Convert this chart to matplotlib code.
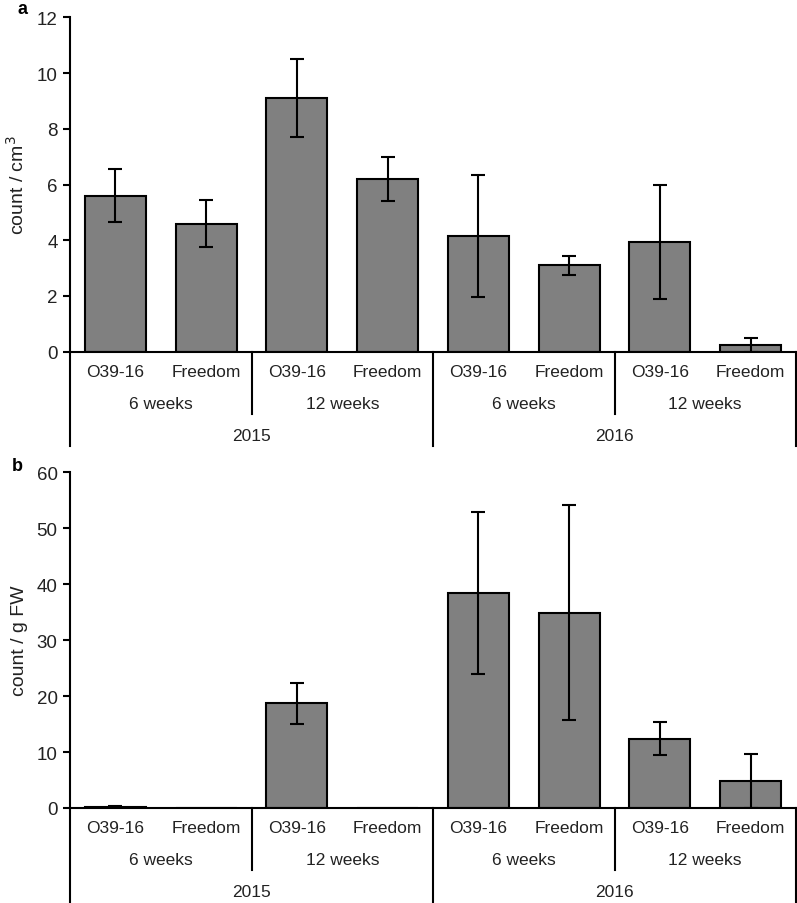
import matplotlib
matplotlib.use('Agg')
from matplotlib import pyplot as plt

plt.rcParams['font.family'] = ['Liberation Sans', 'DejaVu Sans']

# data
cultivars = ['O39-16', 'Freedom'] * 4
weeks = ['6 weeks', '12 weeks', '6 weeks', '12 weeks']
years = ['2015', '2016']

count_cm3 = [5.6, 4.6, 9.1, 6.2, 4.15, 3.1, 3.95, 0.25]
err_cm3 = [0.95, 0.85, 1.4, 0.78, 2.2, 0.35, 2.05, 0.25]

count_gfw = [0.2, 0.0, 18.7, 0.0, 38.4, 34.9, 12.4, 4.8]
err_gfw = [0.2, 0.0, 3.7, 0.0, 14.5, 19.2, 2.9, 4.8]

W, H = 797, 904
fig = plt.figure(figsize=(W/100, H/100), dpi=100)

def panel(top, bottom, vals, errs, ymax, ystep, ylabel, letter, letter_xy):
    ax = fig.add_axes([70/W, (H-bottom)/H, (796-70)/W, (bottom-top)/H])
    x = list(range(len(vals)))
    ax.bar(x, vals, width=0.67, color='#808080', edgecolor='black', lw=1.5, zorder=2)
    nz = [i for i in x if errs[i] > 0]
    ax.errorbar([x[i] for i in nz], [vals[i] for i in nz], yerr=[errs[i] for i in nz],
                fmt='none', ecolor='black', elinewidth=1.5, capsize=5, capthick=1.5, zorder=3)
    ax.set_xlim(-0.5, 7.5)
    ax.set_ylim(0, ymax)
    ax.set_yticks(range(0, ymax + 1, ystep))
    ax.set_xticks([])
    for s in ['top', 'right']:
        ax.spines[s].set_visible(False)
    ax.spines['left'].set_linewidth(1.5)
    ax.spines['bottom'].set_linewidth(1.5)
    ax.tick_params(axis='y', labelsize=13.5, width=1.5, length=5, direction='out', pad=4,
                   labelcolor='#222222')
    ax.set_ylabel(ylabel, fontsize=14, labelpad=6, color='#222222')

    hpx = bottom - top
    tr = ax.get_xaxis_transform()
    fy = lambda px: -px / hpx
    # category labels
    for i, c in enumerate(cultivars):
        ax.text(i, fy(20), c, transform=tr, ha='center', va='center', fontsize=12.5, color='#222222')
    for j, w in enumerate(weeks):
        ax.text(2*j + 0.5, fy(52), w, transform=tr, ha='center', va='center', fontsize=12.5, color='#222222')
    for j, yr in enumerate(years):
        ax.text(4*j + 1.5, fy(84), yr, transform=tr, ha='center', va='center', fontsize=12.5, color='#222222')
    # separator lines
    for sx in [1.5, 5.5]:
        ax.plot([sx, sx], [0, fy(62)], transform=tr, color='black', lw=1.5, clip_on=False)
    for sx in [-0.5, 3.5, 7.5]:
        ax.plot([sx, sx], [0, fy(94)], transform=tr, color='black', lw=1.5, clip_on=False)
    fig.text(letter_xy[0]/W, 1 - letter_xy[1]/H, letter, fontsize=13, fontweight='bold',
             ha='center', va='top')
    return ax

panel(18.3, 352.7, count_cm3, err_cm3, 12, 2, 'count / cm$^3$', 'a', (23, 1))
panel(473.3, 809.0, count_gfw, err_gfw, 60, 10, 'count / g FW', 'b', (17, 458))

fig.savefig('out.png', dpi=100)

————

Your objective —
Your task is to gather every line with the word "matplotlib" and copy it.

Expected output —
Convert this chart to matplotlib code.
import matplotlib
matplotlib.use('Agg')
from matplotlib import pyplot as plt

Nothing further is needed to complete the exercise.